3 Simple Ways to Capture Your Best Ideas During a Busy Day
Paper, Typing, or Voice Recording: Which is Best for Capturing Your Ideas?
You’ve got ideas trickling, emitting, and sometimes bursting from your brain. You can't be exactly sure when your next inspiration will strike. Capturing ideas, big or small, is critical to your lesson planning, writing, or just about any worthwhile thing you do.
Avoid losing your next great thought by prepositioning your ways to capture it.
We all use different methods or tools to seize our thoughts for later action. A bit of forethought lets you leverage pen and paper, typing, and voice technology to protect your productivity. Let's have a look.
Pen & Paper — Always have it nearby
Putting pen to paper offers positive attributes to grab your thoughts. Put paper on your nightstand. Place post-its in the kitchen. Put a pad in your jacket pocket and the car’s glovebox.
But jotting notes on paper is not just convenient.
There’s something wondrous about paper’s tactile nature. Smearing ink across an ancient organic medium leaves a physical record independent of charging cables and login screens.
The rhythmic looping of a ballpoint pen pressing into notebook paper brings me comfort. It slows the pace, allowing my thoughts to gently arrange themselves. It’s mental flow-state material.
Cursive or block lettering preference depends on the author.

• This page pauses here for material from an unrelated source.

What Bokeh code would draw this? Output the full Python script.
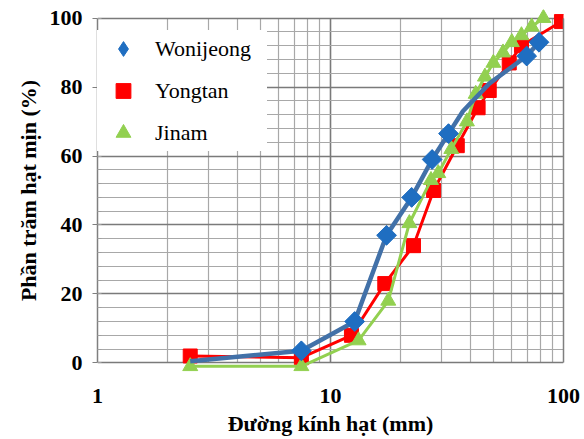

I’m a Generation Xer who had no choice but to learn cursive handwriting in the public schools. I remember the tannish, pulpy paper — rich with fragrant smoky tones and a slight note of gluey paper mache. Two solid parallel lines ran at the top and bottom of each sentence. A parallel dotted line kept the lower cases in line.
Laziness nearly corrupted my cursive progress in fourth grade. Undisciplined swoopy curves breached those lines nonstop. My English teacher made a scene of my sloppy craft. She marched my workbook down the hallway to my homeroom teacher, Miss Perpich, whom I adored. The shame! I did not want to disappoint my favorite teacher. Shortly thereafter I kicked my cursive efforts into higher gear. I’m grateful for it now.
Maybe you lacked the opportunity to learn the skill or just don’t prefer it. I’m not going to “die on that hill” of advocating for cursive (My adult children just sprang up yelling “We object Your Honor! He’s full of it! He and Mom did die on that hill during our elementary school years, even when the teacher didn’t care!”) Well, we’re not perfect. Moving along…
Keyboarding — Make a haven where you can type
Make a place in your home where you tap your thoughts out. The muscle memory of a certain corner, desk, or other place increases the odds of your creative juices knowing it’s time for action.
Tickling the keyboard is the most common capture tool. More speed. More noise.
Tap, tap, tap. I often sound more like tap, clunk, backspace, clunk, clunk, ugh!, clunk. I didn’t follow through in my high school typing class practice. My calcified adaptations are the barnacles of a lifelong habit that I have to work around.
The keyboard magnificently pushes content into the cloud. It instantly permeates across devices. What a glorious concept! You can continue a thought across town at the grocery store, along the nature trail, or waiting for an appointment.
The information is hyperlinkable (Is that a word?). I can add images, sound files, and all manner of digital objects. Typing is, of course, the primary method of editing and delivering your product to the masses.
Speak-to-text or voice recording — Explore your phone, prepare your canvas
Recording one’s own voice has been around for decades. My grandfather gave me a used microcassette recorder when I was in college. That portable technology amped up my lecture retention. I only wish he’d have given me the device before my senior year.
Speaking to text reclaims times you are unable to physically write or type.
As helpful as recording your voice can be, it still must be transcribed to be of much use. I prefer the imperfect speak-to-text functionality in my phone rather than listening to and transcribing my own voice.
Freeware or embedded phone software improves every day. It revolutionized my commute, walks, and other moments. I may have a detailed thought or a torrent of topics hit me without a good writing surface nearby.
I can speak my thoughts directly into Google docs or my phone’s notes app. The text is ready when I sit down to write.
I recommend speaking with good diction and editing that text file the same day. You’ll want to correct the misheard words before you forgot what you were talking about. Speaking to text makes up for it because it recaptures time you are unable to write or type.
Don’t miss that next idea
Pre-position your pen and paper, keyboarding time, and the technology in your pocket.
Open that voice recorder for your next walk.
Your writing and productivity will grow.
Now go forth and capture your thoughts!